If your predictions are stored in CSV files, you can use pandas to read the dataframes:

In [1]:
!pip install pandas

In [1]:
import pandas as pd
df = pd.read_csv('data/images.csv')

Then you can specify the CSV file with the image references, and specify that the `pet` field contains the predicted classification:

In [1]:
ls.projects.import_tasks(
    project.id,
    request=df.to_dict(orient='records'),
    preannotated_from_fields=['pet']
)

### 4. Import predictions to existing tasks

In some cases, you may want to apply predictions to already imported tasks.
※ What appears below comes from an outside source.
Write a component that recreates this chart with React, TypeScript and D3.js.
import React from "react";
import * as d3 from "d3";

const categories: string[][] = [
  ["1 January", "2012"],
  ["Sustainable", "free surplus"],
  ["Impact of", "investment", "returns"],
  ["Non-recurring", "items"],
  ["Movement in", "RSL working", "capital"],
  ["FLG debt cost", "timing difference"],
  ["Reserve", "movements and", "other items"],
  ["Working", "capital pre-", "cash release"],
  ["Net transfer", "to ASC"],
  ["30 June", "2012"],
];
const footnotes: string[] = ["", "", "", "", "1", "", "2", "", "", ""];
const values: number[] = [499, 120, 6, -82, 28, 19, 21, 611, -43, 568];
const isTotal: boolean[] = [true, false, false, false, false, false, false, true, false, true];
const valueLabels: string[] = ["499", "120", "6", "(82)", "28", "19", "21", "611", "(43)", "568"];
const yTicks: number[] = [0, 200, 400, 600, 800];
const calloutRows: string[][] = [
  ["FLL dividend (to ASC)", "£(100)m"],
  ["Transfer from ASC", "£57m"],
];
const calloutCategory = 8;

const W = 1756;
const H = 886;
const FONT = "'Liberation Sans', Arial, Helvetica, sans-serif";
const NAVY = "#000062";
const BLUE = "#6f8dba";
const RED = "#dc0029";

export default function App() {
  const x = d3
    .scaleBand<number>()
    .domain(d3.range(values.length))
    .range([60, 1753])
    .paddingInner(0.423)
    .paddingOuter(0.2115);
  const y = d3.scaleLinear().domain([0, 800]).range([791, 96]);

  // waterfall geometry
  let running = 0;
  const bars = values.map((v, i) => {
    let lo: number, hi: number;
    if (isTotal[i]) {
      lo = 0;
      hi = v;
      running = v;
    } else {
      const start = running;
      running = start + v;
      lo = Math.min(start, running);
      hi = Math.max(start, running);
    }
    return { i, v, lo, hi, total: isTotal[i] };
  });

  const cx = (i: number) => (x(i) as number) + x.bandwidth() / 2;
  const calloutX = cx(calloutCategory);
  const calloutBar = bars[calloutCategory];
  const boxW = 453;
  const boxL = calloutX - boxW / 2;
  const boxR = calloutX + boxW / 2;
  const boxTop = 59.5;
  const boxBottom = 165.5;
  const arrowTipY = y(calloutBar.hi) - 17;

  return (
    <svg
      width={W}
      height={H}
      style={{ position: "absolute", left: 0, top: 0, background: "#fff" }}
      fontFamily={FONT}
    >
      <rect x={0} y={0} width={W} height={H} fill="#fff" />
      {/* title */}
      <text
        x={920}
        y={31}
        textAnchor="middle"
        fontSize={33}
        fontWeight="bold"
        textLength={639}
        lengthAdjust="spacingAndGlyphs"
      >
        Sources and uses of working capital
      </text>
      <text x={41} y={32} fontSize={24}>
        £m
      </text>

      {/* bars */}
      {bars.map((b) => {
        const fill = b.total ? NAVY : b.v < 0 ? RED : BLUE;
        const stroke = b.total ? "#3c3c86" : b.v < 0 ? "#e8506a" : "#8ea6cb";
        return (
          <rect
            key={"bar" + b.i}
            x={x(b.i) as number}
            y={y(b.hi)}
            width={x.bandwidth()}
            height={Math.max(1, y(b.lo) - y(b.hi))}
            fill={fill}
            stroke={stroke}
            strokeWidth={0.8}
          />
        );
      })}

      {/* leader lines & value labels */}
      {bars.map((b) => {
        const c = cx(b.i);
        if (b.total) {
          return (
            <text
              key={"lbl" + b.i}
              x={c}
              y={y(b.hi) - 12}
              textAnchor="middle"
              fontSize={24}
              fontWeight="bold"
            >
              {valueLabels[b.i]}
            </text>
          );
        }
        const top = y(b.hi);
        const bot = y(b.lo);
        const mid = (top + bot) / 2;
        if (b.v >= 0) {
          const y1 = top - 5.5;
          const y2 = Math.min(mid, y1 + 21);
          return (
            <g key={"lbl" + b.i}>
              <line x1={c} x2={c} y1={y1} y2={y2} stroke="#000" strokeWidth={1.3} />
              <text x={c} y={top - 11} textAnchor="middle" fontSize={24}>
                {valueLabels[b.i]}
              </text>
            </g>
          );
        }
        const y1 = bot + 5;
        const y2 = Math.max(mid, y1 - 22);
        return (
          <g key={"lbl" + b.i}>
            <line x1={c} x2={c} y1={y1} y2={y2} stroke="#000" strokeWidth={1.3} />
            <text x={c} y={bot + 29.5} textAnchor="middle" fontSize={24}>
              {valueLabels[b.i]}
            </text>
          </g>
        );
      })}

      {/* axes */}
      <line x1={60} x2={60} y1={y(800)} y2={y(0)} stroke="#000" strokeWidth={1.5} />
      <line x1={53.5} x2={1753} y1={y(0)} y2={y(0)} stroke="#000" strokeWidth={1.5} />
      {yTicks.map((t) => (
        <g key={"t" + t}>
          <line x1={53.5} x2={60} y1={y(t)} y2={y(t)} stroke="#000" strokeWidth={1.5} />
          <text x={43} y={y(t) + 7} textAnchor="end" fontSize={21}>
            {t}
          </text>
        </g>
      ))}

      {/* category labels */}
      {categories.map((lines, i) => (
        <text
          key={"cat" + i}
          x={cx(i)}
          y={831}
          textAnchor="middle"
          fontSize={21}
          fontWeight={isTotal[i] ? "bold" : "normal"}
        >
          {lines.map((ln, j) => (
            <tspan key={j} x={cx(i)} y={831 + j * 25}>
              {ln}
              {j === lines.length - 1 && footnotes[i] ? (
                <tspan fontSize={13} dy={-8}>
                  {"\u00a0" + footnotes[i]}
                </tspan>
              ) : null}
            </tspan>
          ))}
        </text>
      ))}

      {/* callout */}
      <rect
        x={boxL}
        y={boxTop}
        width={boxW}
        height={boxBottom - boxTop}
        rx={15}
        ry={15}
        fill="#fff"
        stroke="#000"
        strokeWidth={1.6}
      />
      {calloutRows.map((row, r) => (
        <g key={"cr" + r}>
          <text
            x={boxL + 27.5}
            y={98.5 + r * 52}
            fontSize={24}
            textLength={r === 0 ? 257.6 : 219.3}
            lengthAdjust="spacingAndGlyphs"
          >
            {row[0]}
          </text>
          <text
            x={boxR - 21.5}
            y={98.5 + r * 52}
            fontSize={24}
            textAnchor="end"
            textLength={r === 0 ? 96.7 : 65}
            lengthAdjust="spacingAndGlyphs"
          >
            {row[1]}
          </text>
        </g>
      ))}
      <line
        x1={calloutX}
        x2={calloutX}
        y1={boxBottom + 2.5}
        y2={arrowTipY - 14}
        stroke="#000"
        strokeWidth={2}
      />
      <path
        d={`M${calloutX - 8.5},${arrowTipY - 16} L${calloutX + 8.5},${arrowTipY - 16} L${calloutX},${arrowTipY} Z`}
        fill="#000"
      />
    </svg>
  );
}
For example, you can retrieve tasks from Label Studio, then create a new prediction:

In [1]:
from label_studio_sdk.label_interface.objects import PredictionValue

li = ls.projects.get(id=project.id).get_label_interface()

for task in ls.tasks.list(project=project.id, include=['id']):
    prediction = PredictionValue(
        # Tag predictions with specific model version
        model_version='my_model_v1',
        # Define your labels here
        result=[
            li.get_control('image_class').label(['Dog']),
        ]
    )
    ls.predictions.create(task=task.id, **prediction.model_dump())

In more complex annotation scenarios, check out [JSON format for expected predictions / preannotations](https://labelstud.io/guide/predictions.html)

## Annotate tasks in Label Studio

After importing pre-annotations using your preferred method, you can open Label Studio at http://localhost:8080 and correct, review the predictions, and finish annotating your tasks.

## Calculate prediction accuracy

If you're using Label Studio Enterprise, you can calculate the accuracy of your predictions compared to the corrected annotations created as a ground truth dataset.

Install and import the [evalme package](https://github.com/heartexlabs/label-studio-evalme) and calculate an agreement score for each task, comparing the annotation to the prediction:

In [None]:
print('Skipping evalme install; using SDK stats if available.')

In [None]:
from label_studio_sdk.core.api_error import ApiError
import json

print('\nAgreement (SDK):')
try:
    # total_agreement is typically Enterprise-only
    agreement_stats = ls.projects.stats.total_agreement(project.id)
    print(json.dumps(agreement_stats.model_dump(), indent=2))
except ApiError as e:
    print(f'Agreement stats unavailable on this edition: {e}')
    print('`ls.projects.stats.total_agreement` is typically an Enterprise-only feature.')
    print('For OSS, export annotations and predictions and calculate agreement manually.')

## Conclusion

With the Label Studio SDK, you can more easily import pre-annotated tasks into Label Studio so that you can create ground truth datasets, visually review the accuracy of predictions, and more.

The `preannotated_from_fields` option for the `import_tasks()` method makes it easier to add your predictions without worrying about the intricacies of the Label Studio JSON format, but you can still use that field to add valuable metadata such as prediction scores and model versions to your pre-annotated task data.